Learning was not helped in the least by the game’s interface. I expect such strategy games to be complex. But complexity is not the problem. The ease of controls to navigate the complexity is where the challenge lies. Learning how to use the menus, learning how to interpret the symbols, learning what you can and cannot do is a real chore. The player has ideas, but how to implement them is sometimes frustratingly out of reach. What’s more, I eventually realized the instructional videos I was watching were not relevant for the PS4. The controls had been dumbed down to suit a controller—and perhaps too much.
In the end, I have mixed feelings about Railway Empire.

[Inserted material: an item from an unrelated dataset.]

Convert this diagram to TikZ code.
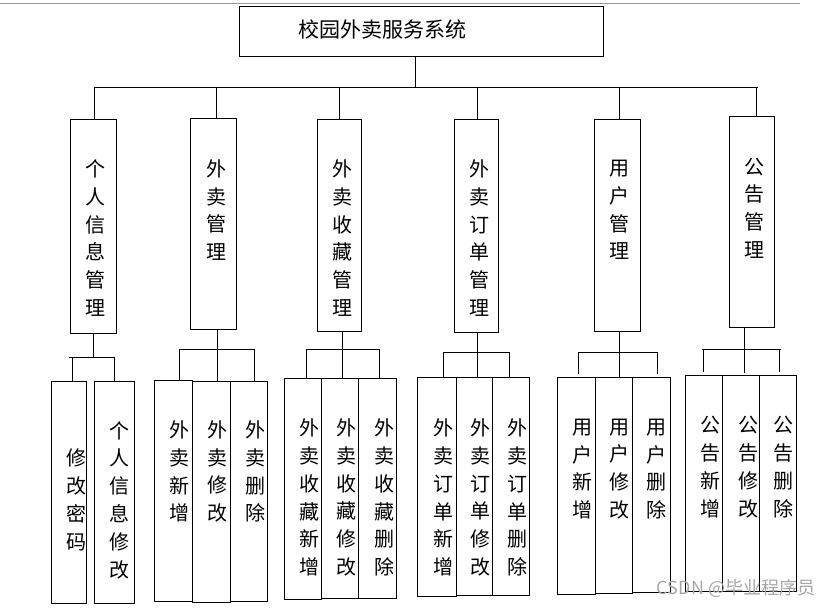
\documentclass[tikz,border=0pt]{standalone}
\usepackage{fontspec}
\setmainfont{Noto Sans CJK SC}
\begin{document}
\begin{tikzpicture}[x=1bp,y=-1bp,
  bx/.style={draw,line width=0.9bp,inner sep=0pt,rectangle},
  ln/.style={line width=0.9bp},
  vt/.style={inner sep=0pt,align=center,font=\fontsize{20bp}{27.8bp}\selectfont},
  tt/.style={inner sep=0pt,font=\fontsize{21bp}{24bp}\selectfont}]
\useasboundingbox (0,0) rectangle (838,608);
\draw[gray!80,line width=1bp] (0,4) -- (800,4);
% root
\node[bx,minimum width=364bp,minimum height=50bp] (root) at (421,31) {};
\node[tt] (roott) at (382,29) {校园外卖服务系统};
% level 1 boxes
\node[bx,minimum width=46bp,minimum height=214bp] (A) at (93,226) {};
\node[bx,minimum width=46bp,minimum height=211bp] (B) at (213,223.5) {};
\node[bx,minimum width=44bp,minimum height=212bp] (C) at (339,225) {};
\node[bx,minimum width=44bp,minimum height=213bp] (D) at (476,225.5) {};
\node[bx,minimum width=46bp,minimum height=212bp] (E) at (617,225) {};
\node[bx,minimum width=45bp,minimum height=211bp] (F) at (751.5,221.5) {};
\node[vt] (At) at (95,238) {个\\人\\信\\息\\管\\理};
\node[vt] (Bt) at (216,210) {外\\卖\\管\\理};
\node[vt] (Ct) at (342,238) {外\\卖\\收\\藏\\管\\理};
\node[vt] (Dt) at (479,238) {外\\卖\\订\\单\\管\\理};
\node[vt] (Et) at (619,210) {用\\户\\管\\理};
\node[vt] (Ft) at (754,208) {公\\告\\管\\理};
% top bus
\coordinate (rs) at (415,87);
\coordinate (busL) at (94,87);
\coordinate (busR) at (758,87);
\draw[ln] (root.south -| rs) -- (rs);
\draw[ln] (busL) -- (busR);
\foreach \n/\x in {A/94,B/216,C/339,D/477,E/619,F/756}{
  \coordinate (s\n) at (\x,87);
  \draw[ln] (s\n) -- (s\n |- \n.north);
}
% level 2 boxes
\node[bx,minimum width=35bp,minimum height=222bp] (A1) at (68.5,492) {};
\node[bx,minimum width=40bp,minimum height=222bp] (A2) at (114,492) {};
\node[vt] at (76,500) {修\\改\\密\\码};
\node[vt] at (119,500) {个\\人\\信\\息\\修\\改};

\node[bx,minimum width=38bp,minimum height=221bp] (B1) at (173,490.5) {};
\node[bx,minimum width=38bp,minimum height=221bp] (B2) at (211,491.5) {};
\node[bx,minimum width=37bp,minimum height=220bp] (B3) at (248.5,491) {};
\node[vt] at (179,471.5) {外\\卖\\新\\增};
\node[vt] at (217,471.5) {外\\卖\\修\\改};
\node[vt] at (255,471.5) {外\\卖\\删\\除};

\node[bx,minimum width=37bp,minimum height=221bp] (C1) at (302.5,488.5) {};
\node[bx,minimum width=37bp,minimum height=220bp] (C2) at (339.5,488) {};
\node[bx,minimum width=38bp,minimum height=220bp] (C3) at (377,488) {};
\node[vt] at (309,497.5) {外\\卖\\收\\藏\\新\\增};
\node[vt] at (346,497.5) {外\\卖\\收\\藏\\修\\改};
\node[vt] at (384,497.5) {外\\卖\\收\\藏\\删\\除};

\node[bx,minimum width=39bp,minimum height=219bp] (D1) at (436.5,486.5) {};
\node[bx,minimum width=36bp,minimum height=218bp] (D2) at (474,486) {};
\node[bx,minimum width=37bp,minimum height=218bp] (D3) at (510.5,486) {};
\node[vt] at (443,497.5) {外\\卖\\订\\单\\新\\增};
\node[vt] at (480,497.5) {外\\卖\\订\\单\\修\\改};
\node[vt] at (517,497.5) {外\\卖\\订\\单\\删\\除};

\node[bx,minimum width=38bp,minimum height=217bp] (E1) at (576,485.5) {};
\node[bx,minimum width=37bp,minimum height=216bp] (E2) at (613.5,485) {};
\node[bx,minimum width=38bp,minimum height=215bp] (E3) at (651,484.5) {};
\node[vt] at (582,469) {用\\户\\新\\增};
\node[vt] at (619,469) {用\\户\\修\\改};
\node[vt] at (656,469) {用\\户\\删\\除};

\node[bx,minimum width=37bp,minimum height=216bp] (F1) at (703.5,483) {};
\node[bx,minimum width=37bp,minimum height=216bp] (F2) at (740.5,483) {};
\node[bx,minimum width=37bp,minimum height=216bp] (F3) at (777.5,483) {};
\node[vt] at (710,467) {公\\告\\新\\增};
\node[vt] at (748,467) {公\\告\\修\\改};
\node[vt] at (783,467) {公\\告\\删\\除};

% group connectors
% G1
\coordinate (gA) at (93,357);
\coordinate (gAl) at (69,357);
\coordinate (gAr) at (114,357);
\draw[ln] (A.south -| gA) -- (gA);
\draw[ln] (gAl) -- (gAr);
\coordinate (dA1) at (72,357);
\draw[ln] (dA1) -- (dA1 |- A1.north);
\draw[ln] (gAr) -- (gAr |- A2.north);
% G2
\coordinate (gB) at (217,349);
\coordinate (gBl) at (179,349);
\coordinate (gBr) at (254,349);
\draw[ln] (B.south -| gB) -- (gB);
\draw[ln] (gBl) -- (gBr);
\draw[ln] (gBl) -- (gBl |- B1.north);
\draw[ln] (gB) -- (gB |- B2.north);
\draw[ln] (gBr) -- (gBr |- B3.north);
% G3
\coordinate (gC) at (342,349);
\coordinate (gCl) at (306,349);
\coordinate (gCr) at (379,349);
\draw[ln] (C.south -| gC) -- (gC);
\draw[ln] (gCl) -- (gCr);
\draw[ln] (gCl) -- (gCl |- C1.north);
\draw[ln] (gC) -- (gC |- C2.north);
\draw[ln] (gCr) -- (gCr |- C3.north);
% G4
\coordinate (gD) at (477,352);
\coordinate (gDl) at (443,352);
\coordinate (gDr) at (509,352);
\draw[ln] (D.south -| gD) -- (gD);
\draw[ln] (gDl) -- (gDr);
\draw[ln] (gDl) -- (gDl |- D1.north);
\draw[ln] (gD) -- (gD |- D2.north);
\draw[ln] (gDr) -- (gDr |- D3.north);
% G5
\coordinate (gE) at (619,352);
\coordinate (gEl) at (578,352);
\coordinate (gEr) at (657,352);
\draw[ln] (E.south -| gE) -- (gE);
\draw[ln] (gEl) -- (gEr);
\draw[ln] (gEl) -- (578,374);
\draw[ln] (gE) -- (gE |- E2.north);
\draw[ln] (gEr) -- (657,374);
% G6
\coordinate (gF) at (744,349);
\coordinate (gFl) at (702,349);
\coordinate (gFr) at (781,349);
\draw[ln] (F.south -| gF) -- (744,373);
\draw[ln] (gFl) -- (gFr);
\draw[ln] (703,349) -- (703,372);
\draw[ln] (779,349) -- (779,372);
% watermark
\node[inner sep=0pt,text=gray!70,font=\fontsize{18bp}{20bp}\selectfont] (wm) at (736,588) {CSDN @毕业程序员};
\end{tikzpicture}
\end{document}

I loved building a train network, understanding the game’s supply and demand system, maximizing train efficiency, riding along first-person view over a massive bridge I just built—all the things I’d hoped the game would be. But I’m not convinced the game should have been ported to the PS4. Based on all the videos I watched on Youtube, this is a PC game—as it stands. Unless something is done to overhaul the interface, the player will not be able to experience the same depth of game as a PC player, which results in a fair amount of frustration trying to navigate and control the game.